Working from the top of the listing below, retype each line through the line containing "from matplotlib.patches import Rectangle", both included, with no pictures.
◆ ◆ ◆ ◆ ◆ ◆ ◆
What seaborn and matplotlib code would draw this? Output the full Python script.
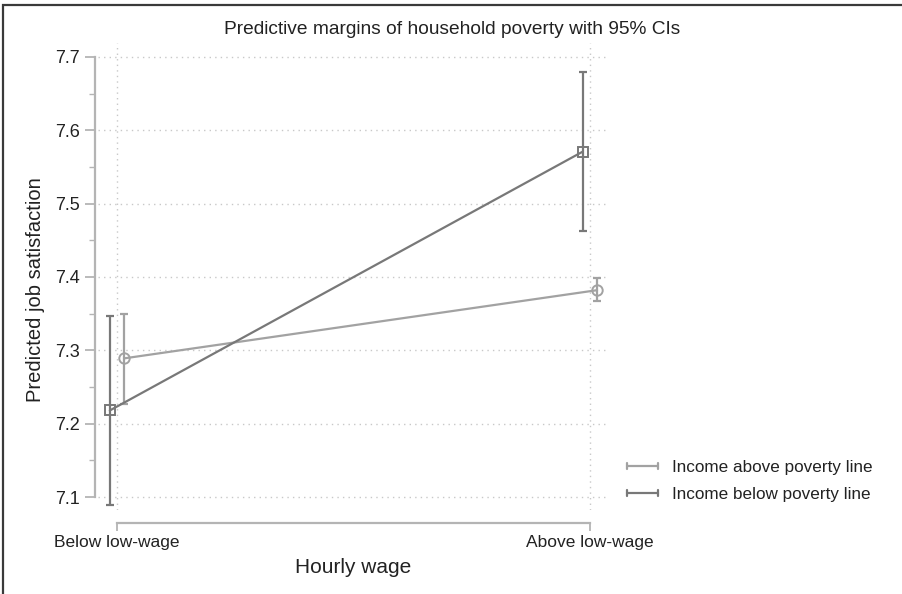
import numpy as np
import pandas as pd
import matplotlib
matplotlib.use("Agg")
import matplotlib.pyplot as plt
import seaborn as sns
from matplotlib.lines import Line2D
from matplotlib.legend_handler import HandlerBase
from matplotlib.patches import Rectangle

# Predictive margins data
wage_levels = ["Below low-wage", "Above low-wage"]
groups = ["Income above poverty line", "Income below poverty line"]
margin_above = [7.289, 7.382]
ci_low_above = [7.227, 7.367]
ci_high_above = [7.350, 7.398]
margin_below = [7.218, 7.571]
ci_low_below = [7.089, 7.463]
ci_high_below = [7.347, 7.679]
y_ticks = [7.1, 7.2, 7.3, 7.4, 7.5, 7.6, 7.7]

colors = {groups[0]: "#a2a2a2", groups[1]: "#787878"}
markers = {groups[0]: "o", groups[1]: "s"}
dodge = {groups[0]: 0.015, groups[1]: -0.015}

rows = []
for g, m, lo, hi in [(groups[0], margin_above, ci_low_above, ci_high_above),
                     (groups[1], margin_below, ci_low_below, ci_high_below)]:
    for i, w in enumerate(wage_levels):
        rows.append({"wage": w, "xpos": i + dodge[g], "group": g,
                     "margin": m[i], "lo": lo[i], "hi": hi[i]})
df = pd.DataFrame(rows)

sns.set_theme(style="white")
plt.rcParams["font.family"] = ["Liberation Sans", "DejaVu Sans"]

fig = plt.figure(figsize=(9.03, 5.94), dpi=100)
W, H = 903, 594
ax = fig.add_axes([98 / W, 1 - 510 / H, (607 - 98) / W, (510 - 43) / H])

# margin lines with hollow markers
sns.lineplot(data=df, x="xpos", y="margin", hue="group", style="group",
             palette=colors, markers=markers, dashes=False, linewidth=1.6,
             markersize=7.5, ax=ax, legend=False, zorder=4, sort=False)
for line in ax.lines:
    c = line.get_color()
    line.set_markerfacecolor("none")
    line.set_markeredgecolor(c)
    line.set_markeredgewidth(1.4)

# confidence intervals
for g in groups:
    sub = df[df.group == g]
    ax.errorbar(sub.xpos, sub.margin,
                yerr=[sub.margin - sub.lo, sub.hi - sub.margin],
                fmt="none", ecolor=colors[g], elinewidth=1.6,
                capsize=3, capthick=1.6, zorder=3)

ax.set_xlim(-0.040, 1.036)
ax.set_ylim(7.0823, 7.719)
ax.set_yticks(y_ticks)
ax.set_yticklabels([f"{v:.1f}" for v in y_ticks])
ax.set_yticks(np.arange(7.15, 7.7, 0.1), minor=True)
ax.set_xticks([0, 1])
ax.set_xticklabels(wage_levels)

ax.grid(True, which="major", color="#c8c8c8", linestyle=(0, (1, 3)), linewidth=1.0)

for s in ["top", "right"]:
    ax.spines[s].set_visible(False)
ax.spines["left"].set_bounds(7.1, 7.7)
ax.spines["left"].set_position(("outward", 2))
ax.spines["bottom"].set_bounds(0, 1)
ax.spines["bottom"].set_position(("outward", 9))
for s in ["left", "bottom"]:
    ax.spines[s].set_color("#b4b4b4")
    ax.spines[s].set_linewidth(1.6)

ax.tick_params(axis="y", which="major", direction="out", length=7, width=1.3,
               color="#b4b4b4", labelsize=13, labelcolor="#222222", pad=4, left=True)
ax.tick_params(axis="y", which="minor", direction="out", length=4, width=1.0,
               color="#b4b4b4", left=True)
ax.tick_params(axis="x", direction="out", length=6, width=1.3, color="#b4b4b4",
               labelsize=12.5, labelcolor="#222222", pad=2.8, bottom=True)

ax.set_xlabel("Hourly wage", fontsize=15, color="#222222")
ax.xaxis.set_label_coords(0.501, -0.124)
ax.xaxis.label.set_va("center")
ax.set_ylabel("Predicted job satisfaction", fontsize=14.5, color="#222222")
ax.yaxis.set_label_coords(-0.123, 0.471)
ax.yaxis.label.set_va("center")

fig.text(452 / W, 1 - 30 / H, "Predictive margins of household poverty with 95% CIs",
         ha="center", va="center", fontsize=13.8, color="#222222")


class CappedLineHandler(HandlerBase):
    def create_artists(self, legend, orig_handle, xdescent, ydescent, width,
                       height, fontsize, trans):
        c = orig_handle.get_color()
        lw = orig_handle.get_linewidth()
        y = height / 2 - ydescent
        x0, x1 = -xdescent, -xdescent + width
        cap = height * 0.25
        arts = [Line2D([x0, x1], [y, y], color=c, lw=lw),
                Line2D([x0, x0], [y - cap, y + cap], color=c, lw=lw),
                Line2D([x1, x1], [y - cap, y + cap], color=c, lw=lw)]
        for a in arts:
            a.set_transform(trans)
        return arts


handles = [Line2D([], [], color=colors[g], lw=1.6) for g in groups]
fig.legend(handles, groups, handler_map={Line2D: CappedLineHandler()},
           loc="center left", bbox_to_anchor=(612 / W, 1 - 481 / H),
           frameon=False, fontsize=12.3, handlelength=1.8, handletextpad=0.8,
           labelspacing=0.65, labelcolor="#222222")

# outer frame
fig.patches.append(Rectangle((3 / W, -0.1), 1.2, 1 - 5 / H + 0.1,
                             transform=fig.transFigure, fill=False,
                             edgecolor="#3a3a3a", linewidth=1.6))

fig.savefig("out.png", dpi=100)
◆ ◆ ◆ ◆ ◆ ◆ ◆
- Output below -
What seaborn and matplotlib code would draw this? Output the full Python script.
import numpy as np
import pandas as pd
import matplotlib
matplotlib.use("Agg")
import matplotlib.pyplot as plt
import seaborn as sns
from matplotlib.lines import Line2D
from matplotlib.legend_handler import HandlerBase
from matplotlib.patches import Rectangle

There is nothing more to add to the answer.